Bowl eligibility: At 5-6, Cal can still qualify for post-season play with a win at UCLA this Saturday. It would be a fitting end to an impressive first season for head coach Justin Wilcox, whose Bears were expected to win only three games this year.
Pac-12 Schedule: The Pac-12 has taken some hits this year, including in this space, but the conference’s quality competition on rivalry weekend looked awfully good in comparison to some of the cupcakes scheduled by SEC and ACC teams. On November 19, in the next-to-last week of the regular season, No. 1 Alabama took on…Mercer. And No. 4 Clemson engaged in a fierce battle with…the Citadel. Are you kidding me?
Half-baked: Quarterback Baker Mayfield’s classless, embarrassing behavior on the sidelines of the Oklahoma-Kansas game—grabbing his crotch and shouting profanities at the hapless Jayhawk defenders—will deservedly cost him some votes, but he’s still the front-runner for the Heisman Trophy. However, if the Baker stumbles this weekend against West Virginia or in the Big 12 title game Dec. 2, don’t be surprised if enough folks who were turned off by this display (as well as other Mayfield mis-steps in the past) switch their votes to allow Love or Penn State’s Saquon Barkley to walk off with the Heisman.

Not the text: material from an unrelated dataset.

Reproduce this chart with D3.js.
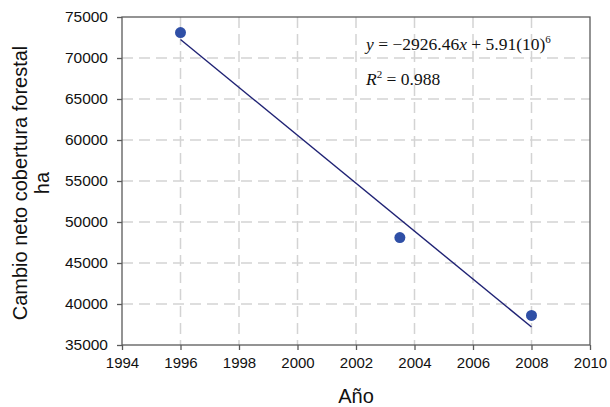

Tax Bill Ramifications: Lost in the hubbub over the proposed tax “reform” proposals in Congress are a couple of significant sports-related changes. 1) Both the House and Senate versions eliminate the tax deductions for seat licenses, or as referred to in the bills, “college athletic seating rights.” Currently, 80% of the cost is tax deductible. So, let’s say you were required to contribute $2,000 for the right to buy two 30-yard line seats at Stanford Stadium this season. This year you could deduct $1,600. Next year, if the bill becomes law, that deduction will not be allowed.
2) The House bill also would disallow the issuance of tax-exempt municipal bonds to finance the construction of pro sports stadiums. If this goes through, the Raiders move to Las Vegas will suddenly become a lot more costly for the city of Las Vegas.

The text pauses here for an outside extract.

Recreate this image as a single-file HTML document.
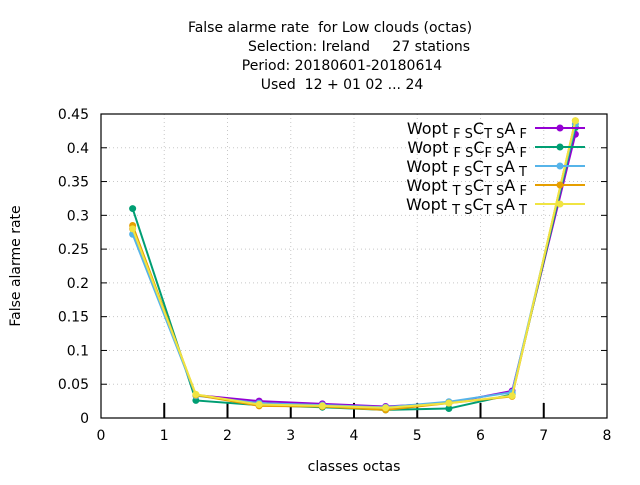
<!DOCTYPE html>
<html><head><meta charset="utf-8"><style>
body{margin:0;background:#fff;}
svg{font-family:"DejaVu Sans","Liberation Sans",sans-serif;}
text{white-space:pre;}
</style></head><body>
<svg id="chart" width="640" height="480" viewBox="0 0 640 480" xmlns="http://www.w3.org/2000/svg" xml:space="preserve">
<rect width="640" height="480" fill="#fff"/>
<g font-size="14" text-anchor="middle" fill="#000">
<text x="330" y="32">False alarme rate  for Low clouds (octas)</text>
<text x="359" y="51">Selection: Ireland     27 stations</text>
<text x="342" y="70">Period: 20180601-20180614</text>
<text x="342" y="89">Used  12 + 01 02 ... 24</text>
</g>
<g id="grid"></g>
<g id="axes"></g>
<g id="series"></g>
<g id="legend"></g>
<text x="354" y="471" font-size="14" text-anchor="middle">classes octas</text>
<text x="0" y="0" font-size="14" text-anchor="middle" transform="translate(20,266) rotate(-90)">False alarme rate</text>
</svg>
<script>
const xCats=[0.5,1.5,2.5,3.5,4.5,5.5,6.5,7.5];
const xTicks=[0,1,2,3,4,5,6,7,8];
const yTicks=[0,0.05,0.1,0.15,0.2,0.25,0.3,0.35,0.4,0.45];
const yTickLabels=["0","0.05","0.1","0.15","0.2","0.25","0.3","0.35","0.4","0.45"];
const names=[["F","S","T","S","F"],["F","S","F","S","F"],["F","S","T","S","T"],["T","S","T","S","F"],["T","S","T","S","T"]];
const colors=["#9400d3","#009e73","#56b4e9","#e69f00","#f0e442"];
const s1=[0.280,0.034,0.025,0.021,0.017,0.022,0.040,0.420];
const s2=[0.310,0.026,0.019,0.016,0.012,0.014,0.035,0.430];
const s3=[0.272,0.033,0.022,0.019,0.016,0.024,0.038,0.435];
const s4=[0.285,0.034,0.018,0.017,0.012,0.022,0.032,0.440];
const s5=[0.280,0.035,0.020,0.018,0.015,0.022,0.033,0.440];
const series=[s1,s2,s3,s4,s5];
const L=101,R=607,T=114,B=418;
const X=v=>L+(v-0)/8*(R-L);
const Y=v=>B-(v/0.45)*(B-T);
const NS="http://www.w3.org/2000/svg";
function mk(tag,attrs,parent){const e=document.createElementNS(NS,tag);for(const k in attrs)e.setAttribute(k,attrs[k]);parent.appendChild(e);return e;}
const grid=document.getElementById('grid'),axes=document.getElementById('axes'),sg=document.getElementById('series'),lg=document.getElementById('legend');
xTicks.forEach(t=>{
  if(t>0&&t<8){const l=mk('line',{x1:X(t),x2:X(t),y1:T,y2:B,stroke:'#c8c8c8','stroke-dasharray':'1,3','stroke-width':1},grid);
  
  
  const k=mk('line',{x1:X(t),x2:X(t),y1:B,y2:B-15,stroke:'#000','stroke-width':2},axes);
  
  }
  const tx=mk('text',{x:X(t),y:B+22,'font-size':14,'text-anchor':'middle'},axes);tx.textContent=t;
  
  
});
yTicks.forEach((t,i)=>{
  if(i>0&&i<yTicks.length-1){const l=mk('line',{x1:L,x2:R,y1:Y(t),y2:Y(t),stroke:'#c8c8c8','stroke-dasharray':'1,3','stroke-width':1},grid);
  
  }
  mk('line',{x1:L,x2:L+6,y1:Y(t),y2:Y(t),stroke:'#000'},axes);
  mk('line',{x1:R,x2:R-6,y1:Y(t),y2:Y(t),stroke:'#000'},axes);
  const tx=mk('text',{x:L-12,y:Y(t)+5,'font-size':14,'text-anchor':'end'},axes);tx.textContent=yTickLabels[i];
  
  
});
const box=mk('rect',{x:L,y:T,width:R-L,height:B-T,fill:'none',stroke:'#000','stroke-width':1.2},axes);


series.forEach((s,i)=>{
  const g=mk('g',{},sg);
  
  
  const pts=s.map((v,j)=>X(xCats[j])+','+Y(v)).join(' ');
  mk('polyline',{points:pts,fill:'none',stroke:colors[i],'stroke-width':2},g);
  s.forEach((v,j)=>{const c=mk('circle',{cx:X(xCats[j]),cy:Y(v),r:3.5,fill:colors[i]},g);
  
  });
  const y=128+i*19;
  const e=mk('g',{},lg);
  
  
  const n=names[i];
  const t=mk('text',{x:527,y:y+6,'font-size':16,'text-anchor':'end'},e);
  t.innerHTML='Wopt <tspan font-size="13" dy="4">'+n[0]+' '+n[1]+'</tspan><tspan dy="-4">C</tspan><tspan font-size="13" dy="4">'+n[2]+' '+n[3]+'</tspan><tspan dy="-4">A</tspan><tspan font-size="13" dy="4"> '+n[4]+'</tspan>';
  mk('line',{x1:535,x2:585,y1:y,y2:y,stroke:colors[i],'stroke-width':2},e);
  mk('circle',{cx:560,cy:y,r:3.5,fill:colors[i]},e);
});
</script>
</body></html>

Mora Out: UCLA fired head football coach Jim Mora yesterday. The firing wasn’t a surprise, but the timing, with one week remaining in the regular season, was. Athletic Director Dan Guerrero apparently made the change to avoid a potentially awkward situation if the 5-6 Bruins were to beat Cal on Saturday and secure a bowl invitation. I’m sure he also wanted to get a head start on finding a new coach before other schools issued pink slips this weekend.
Mora had posted an overall record of 46-30 in Westwood, but never won a league championship despite the presence of premier QB Josh Rosen. In fact, the Bruins haven’t won a league title under its last three coaches—Rick Neuheisel, Karl Dorrell, or Mora—so Guerrero is feeling some heat to get it right this time.
Money isn’t a problem. Mora had four years remaining on his contract with a buyout of $12 million. The Bruins—and their donors—were willing to eat that to re-boot the program. No doubt a new $56 million football practice and training facility funded by mega-donor Casey Wasserman and a $280 million Under Armour contract helped ease the pain somewhat.
LaVar and Donald: After President Trump intervened last week to help three shoplifting UCLA basketball players avoid jail time in China, the father of one of the players, an insufferable blowhard named LaVar Ball, questioned the President’s involvement. Trump did well by stepping in for the Bruin ballers, but unfortunately, felt the need to respond to LaVar with a disparaging tweet of his own, “I should have left them in jail!”
Don’t we all have better things to do?